Чехов рассказал об этой встрече и «преинтересном разговоре» в письме Меньшикову уже по выходе из клиники: «Он признает бессмертие в кантовском вкусе; полагает, что все мы (люди и животные) будем жить в начале (разум, любовь), сущность и цели которого для нас составляют тайну. Мне же это начало или сила представляется в виде бесформенной студенистой массы; мое я — моя индивидуальность, мое сознание сольются с этой массой — такое бессмертие мне не нужно, я не понимаю его, и Лев Николаевич удивляется, что я не понимаю».
Толстой не оставил записей о беседе в клинике Остроумова. Но в его дневнике этой поры постоянно пробивались мысли о смерти — как казалось Толстому, очень близкой. А еще — житейская тоска из-за душевного расхождения с близкими. С начала 1897 года до конца марта — она как пунктирная линия: «Не сплю от тоски. Вчера сижу за столом и чувствую, что я и гувернантка — мы оба одинаково лишние, и нам обоим одинаково тяжело. Пишу с тем, чтобы знали хоть после моей смерти. Думал: всё равно от чего-нибудь умирать надо. Не только не жалко, но хочется уйти от этой скверной, унизительной жизни. И невыразимая тоска. То, что смерть теперь уже прямо представляется мне сменою: отставлением от прежней должности и приставлением к новой. Для прежней должности кажется, что я уже весь вышел и больше не гожусь. Жив. Совершенно здоров».

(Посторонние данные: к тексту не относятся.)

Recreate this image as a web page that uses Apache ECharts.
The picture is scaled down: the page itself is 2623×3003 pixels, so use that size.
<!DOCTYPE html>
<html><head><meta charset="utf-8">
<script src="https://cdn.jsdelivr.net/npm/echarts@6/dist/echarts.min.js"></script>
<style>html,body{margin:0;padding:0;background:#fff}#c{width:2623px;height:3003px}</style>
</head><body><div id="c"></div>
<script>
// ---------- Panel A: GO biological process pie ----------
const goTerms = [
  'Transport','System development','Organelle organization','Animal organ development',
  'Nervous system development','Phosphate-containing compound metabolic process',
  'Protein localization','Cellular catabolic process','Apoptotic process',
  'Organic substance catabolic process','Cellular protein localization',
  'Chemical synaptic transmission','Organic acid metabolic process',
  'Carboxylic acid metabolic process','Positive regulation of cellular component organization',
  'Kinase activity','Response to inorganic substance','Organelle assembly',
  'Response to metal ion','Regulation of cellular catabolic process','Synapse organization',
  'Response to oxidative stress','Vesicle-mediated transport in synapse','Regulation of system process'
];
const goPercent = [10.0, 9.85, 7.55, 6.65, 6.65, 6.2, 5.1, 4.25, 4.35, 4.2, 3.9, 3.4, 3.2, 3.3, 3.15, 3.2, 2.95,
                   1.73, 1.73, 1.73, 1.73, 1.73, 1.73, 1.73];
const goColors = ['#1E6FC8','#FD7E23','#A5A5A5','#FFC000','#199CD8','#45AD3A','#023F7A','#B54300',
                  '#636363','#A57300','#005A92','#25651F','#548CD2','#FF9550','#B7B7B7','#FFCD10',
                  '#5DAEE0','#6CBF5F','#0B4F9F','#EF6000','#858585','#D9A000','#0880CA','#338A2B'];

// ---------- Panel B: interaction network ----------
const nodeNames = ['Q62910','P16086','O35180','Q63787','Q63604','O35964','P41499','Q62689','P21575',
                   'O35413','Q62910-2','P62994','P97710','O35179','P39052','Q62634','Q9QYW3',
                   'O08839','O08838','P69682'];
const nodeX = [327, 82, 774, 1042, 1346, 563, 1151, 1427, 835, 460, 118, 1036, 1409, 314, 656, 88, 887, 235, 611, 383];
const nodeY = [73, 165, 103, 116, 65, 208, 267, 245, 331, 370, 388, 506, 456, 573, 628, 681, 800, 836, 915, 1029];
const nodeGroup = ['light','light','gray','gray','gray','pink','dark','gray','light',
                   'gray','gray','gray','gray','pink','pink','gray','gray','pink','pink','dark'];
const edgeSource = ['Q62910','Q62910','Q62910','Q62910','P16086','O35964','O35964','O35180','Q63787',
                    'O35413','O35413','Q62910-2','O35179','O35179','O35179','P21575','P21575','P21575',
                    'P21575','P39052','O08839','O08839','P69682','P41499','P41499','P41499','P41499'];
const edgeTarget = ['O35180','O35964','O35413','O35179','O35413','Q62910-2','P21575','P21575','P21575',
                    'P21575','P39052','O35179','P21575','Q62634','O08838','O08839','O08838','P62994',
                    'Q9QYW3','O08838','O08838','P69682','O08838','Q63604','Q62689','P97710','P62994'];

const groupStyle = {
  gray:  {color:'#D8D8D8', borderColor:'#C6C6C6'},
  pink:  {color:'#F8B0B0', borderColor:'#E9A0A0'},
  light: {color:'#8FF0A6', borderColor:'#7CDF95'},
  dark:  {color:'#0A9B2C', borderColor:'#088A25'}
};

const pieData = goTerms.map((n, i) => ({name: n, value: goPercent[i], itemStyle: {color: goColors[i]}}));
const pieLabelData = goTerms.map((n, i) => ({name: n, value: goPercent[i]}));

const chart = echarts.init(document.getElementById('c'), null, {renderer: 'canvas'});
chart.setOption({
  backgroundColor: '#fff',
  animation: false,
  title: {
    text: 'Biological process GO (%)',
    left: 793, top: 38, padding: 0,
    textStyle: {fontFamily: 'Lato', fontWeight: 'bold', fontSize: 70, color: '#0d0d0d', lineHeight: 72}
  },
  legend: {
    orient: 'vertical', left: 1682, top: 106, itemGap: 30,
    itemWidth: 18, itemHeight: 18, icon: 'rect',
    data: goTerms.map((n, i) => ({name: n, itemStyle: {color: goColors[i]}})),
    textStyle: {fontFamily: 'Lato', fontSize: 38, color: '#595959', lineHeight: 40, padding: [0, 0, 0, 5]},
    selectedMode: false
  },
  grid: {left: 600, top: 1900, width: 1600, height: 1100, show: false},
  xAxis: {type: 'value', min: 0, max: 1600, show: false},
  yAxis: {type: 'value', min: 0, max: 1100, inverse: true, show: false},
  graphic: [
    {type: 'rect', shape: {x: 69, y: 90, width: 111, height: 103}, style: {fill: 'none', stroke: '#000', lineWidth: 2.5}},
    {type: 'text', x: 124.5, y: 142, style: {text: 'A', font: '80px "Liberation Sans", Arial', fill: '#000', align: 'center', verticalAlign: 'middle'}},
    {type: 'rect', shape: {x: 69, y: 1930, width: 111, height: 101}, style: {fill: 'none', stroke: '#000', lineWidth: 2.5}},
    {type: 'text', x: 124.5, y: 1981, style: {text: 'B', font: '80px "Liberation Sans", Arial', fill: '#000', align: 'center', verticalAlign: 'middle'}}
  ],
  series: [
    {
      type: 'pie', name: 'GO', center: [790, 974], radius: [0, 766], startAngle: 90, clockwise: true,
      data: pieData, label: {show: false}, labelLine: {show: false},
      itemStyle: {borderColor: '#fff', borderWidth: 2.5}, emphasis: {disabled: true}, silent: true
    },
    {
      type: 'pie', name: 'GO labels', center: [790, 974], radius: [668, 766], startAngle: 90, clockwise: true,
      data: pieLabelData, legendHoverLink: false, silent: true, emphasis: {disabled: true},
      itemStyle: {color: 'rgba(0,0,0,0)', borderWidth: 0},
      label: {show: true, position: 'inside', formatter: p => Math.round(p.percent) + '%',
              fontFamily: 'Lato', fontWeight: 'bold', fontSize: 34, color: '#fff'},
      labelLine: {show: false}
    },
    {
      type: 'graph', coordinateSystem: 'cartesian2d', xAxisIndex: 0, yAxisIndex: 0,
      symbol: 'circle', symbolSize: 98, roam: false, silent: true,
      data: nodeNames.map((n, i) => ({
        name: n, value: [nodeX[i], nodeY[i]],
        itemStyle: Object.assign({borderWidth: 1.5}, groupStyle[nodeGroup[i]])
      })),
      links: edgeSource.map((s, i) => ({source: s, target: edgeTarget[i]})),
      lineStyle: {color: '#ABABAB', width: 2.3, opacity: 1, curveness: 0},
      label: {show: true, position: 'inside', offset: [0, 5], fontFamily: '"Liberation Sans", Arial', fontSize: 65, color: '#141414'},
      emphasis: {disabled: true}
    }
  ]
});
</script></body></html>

Толстой, конечно, привнес в разговор с Чеховым о смерти и бессмертии свое тогдашнее настроение. Говорил по преимуществу он один. Чехов больше слушал. Его настроение угадывалось в письмах этих дней. Он повторял два слова: «положение неопределенное». То, что Льву Николаевичу мнилось, что страшило в его преклонные годы, то для тридцатисемилетнего Чехова было реальностью. Но ни в письмах, ни в дневниковых записях, ни в разговорах он не произносил слово «смерть». Не размышлял, не рассуждал о ней, как Толстой, как Суворин.

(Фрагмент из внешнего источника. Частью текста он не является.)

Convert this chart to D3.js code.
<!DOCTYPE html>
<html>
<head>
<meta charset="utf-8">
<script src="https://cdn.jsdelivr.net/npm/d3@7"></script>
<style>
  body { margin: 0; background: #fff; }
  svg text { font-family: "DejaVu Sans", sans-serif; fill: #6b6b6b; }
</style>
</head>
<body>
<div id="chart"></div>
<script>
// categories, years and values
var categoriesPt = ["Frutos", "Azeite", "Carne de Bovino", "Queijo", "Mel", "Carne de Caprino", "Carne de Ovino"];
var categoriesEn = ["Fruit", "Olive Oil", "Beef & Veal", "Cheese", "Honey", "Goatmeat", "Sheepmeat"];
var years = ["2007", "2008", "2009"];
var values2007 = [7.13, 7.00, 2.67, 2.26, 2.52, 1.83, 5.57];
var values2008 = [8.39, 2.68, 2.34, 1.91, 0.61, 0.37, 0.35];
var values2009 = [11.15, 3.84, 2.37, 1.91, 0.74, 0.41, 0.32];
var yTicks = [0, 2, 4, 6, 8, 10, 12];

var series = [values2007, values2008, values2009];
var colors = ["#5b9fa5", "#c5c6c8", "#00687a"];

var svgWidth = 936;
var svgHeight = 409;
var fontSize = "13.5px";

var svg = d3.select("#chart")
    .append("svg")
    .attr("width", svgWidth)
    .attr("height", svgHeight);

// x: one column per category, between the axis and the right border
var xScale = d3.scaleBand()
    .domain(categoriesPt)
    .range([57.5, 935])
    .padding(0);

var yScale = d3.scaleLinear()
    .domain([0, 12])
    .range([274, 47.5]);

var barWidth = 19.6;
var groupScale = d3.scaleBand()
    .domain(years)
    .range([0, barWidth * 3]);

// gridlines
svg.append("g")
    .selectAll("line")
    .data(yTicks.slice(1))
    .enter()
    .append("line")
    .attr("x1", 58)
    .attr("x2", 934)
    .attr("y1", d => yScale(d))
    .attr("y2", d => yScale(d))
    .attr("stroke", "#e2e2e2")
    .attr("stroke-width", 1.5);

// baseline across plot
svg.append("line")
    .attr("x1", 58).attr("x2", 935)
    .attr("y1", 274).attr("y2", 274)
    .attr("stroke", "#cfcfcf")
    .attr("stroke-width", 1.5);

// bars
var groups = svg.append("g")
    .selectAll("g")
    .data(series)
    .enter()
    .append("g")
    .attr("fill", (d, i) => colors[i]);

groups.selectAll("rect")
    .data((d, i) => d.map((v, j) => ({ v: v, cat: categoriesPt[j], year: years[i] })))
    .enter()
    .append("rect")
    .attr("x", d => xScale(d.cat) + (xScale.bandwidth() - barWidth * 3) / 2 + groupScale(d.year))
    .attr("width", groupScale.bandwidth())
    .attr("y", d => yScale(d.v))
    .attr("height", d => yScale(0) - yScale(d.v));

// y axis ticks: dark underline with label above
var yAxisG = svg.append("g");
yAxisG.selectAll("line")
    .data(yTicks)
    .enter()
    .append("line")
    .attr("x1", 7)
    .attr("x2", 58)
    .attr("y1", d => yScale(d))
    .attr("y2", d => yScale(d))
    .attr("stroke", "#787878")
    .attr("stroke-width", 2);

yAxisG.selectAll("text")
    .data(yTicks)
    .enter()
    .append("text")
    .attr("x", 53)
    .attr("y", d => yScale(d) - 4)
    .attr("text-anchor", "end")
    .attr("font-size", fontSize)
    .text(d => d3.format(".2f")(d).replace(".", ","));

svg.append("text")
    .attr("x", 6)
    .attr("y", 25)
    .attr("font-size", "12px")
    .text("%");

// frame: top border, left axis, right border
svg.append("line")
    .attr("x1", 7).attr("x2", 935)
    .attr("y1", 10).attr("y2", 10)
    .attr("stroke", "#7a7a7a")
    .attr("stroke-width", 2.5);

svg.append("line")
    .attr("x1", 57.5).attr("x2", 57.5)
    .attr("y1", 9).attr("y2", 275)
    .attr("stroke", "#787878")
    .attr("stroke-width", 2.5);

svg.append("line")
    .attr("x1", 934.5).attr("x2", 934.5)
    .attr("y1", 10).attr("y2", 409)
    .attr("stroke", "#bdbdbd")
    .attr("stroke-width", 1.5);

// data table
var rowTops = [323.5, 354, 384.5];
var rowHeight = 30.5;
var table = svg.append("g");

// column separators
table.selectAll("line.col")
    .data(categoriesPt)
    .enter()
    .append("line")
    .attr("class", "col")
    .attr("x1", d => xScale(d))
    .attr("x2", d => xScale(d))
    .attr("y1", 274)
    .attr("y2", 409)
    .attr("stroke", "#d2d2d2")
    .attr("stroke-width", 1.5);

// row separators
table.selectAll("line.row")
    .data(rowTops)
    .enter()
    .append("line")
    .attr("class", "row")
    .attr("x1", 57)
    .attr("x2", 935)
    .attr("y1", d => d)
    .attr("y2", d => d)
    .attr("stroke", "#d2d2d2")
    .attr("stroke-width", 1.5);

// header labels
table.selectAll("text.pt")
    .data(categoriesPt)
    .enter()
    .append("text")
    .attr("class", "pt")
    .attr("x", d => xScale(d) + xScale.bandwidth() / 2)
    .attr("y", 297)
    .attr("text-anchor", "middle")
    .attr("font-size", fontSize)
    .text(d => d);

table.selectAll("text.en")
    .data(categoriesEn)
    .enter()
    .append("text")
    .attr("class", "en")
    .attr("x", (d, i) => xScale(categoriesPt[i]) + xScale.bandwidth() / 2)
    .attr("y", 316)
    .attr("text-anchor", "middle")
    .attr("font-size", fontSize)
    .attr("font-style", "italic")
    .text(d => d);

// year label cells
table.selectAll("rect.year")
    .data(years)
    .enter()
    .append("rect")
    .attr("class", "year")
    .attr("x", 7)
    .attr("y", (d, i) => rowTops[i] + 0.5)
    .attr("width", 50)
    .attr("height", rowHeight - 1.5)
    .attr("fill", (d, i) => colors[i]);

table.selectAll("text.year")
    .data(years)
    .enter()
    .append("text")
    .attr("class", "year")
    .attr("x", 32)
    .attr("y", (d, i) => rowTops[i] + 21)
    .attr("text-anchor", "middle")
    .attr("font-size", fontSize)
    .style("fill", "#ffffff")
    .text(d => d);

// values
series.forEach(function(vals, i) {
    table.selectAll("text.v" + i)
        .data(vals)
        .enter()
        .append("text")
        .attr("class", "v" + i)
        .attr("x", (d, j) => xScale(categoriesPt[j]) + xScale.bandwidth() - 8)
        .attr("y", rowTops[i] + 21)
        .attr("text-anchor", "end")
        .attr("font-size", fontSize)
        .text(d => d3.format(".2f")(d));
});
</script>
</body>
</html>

Разговор с Толстым о бессмертии впоследствии отозвался в дневнике Суворина. Чехов, видимо, передал его при встрече в Петербурге летом 1897 года. Алексей Сергеевич, переживавший разлад со своей семьей, объединил в записи свой страх перед одиночеством и смертью: «Чехов приехал. Смерть — жестокость, отвратительная казнь. Если после смерти уничтожается индивидуальность, то жизни нет. Я не могу утешаться тем, что сольюсь с козявками и мухами в мировой жизни, которая имеет цель. Я даже цели этой не знаю. Смерть возбуждает нечто большее, чем ужас. Но когда живешь, об ней мало думаешь. Я, по крайней мере. А когда буду умирать, увижу, что это такое. Страшно стать ничем. Отнесут тебя на кладбище, возвратятся домой и станут чай пить и говорить лицемерные речи. Очень противно об этом думать».
В письмах Чехова после того, как «неопределенное положение» определилось, интонация совершенно другая, чем в дневниковых записях Толстого и Суворина. Он писал с легкой иронией о диагнозе врачей, которые все-таки «выслушали» его, наконец. И нашли то, что он давно подозревал сам («притупление и хрипы»). Рассказал о рекомендациях коллег, тех самых «мерах», о которых он до сих пор не разрешал никому говорить.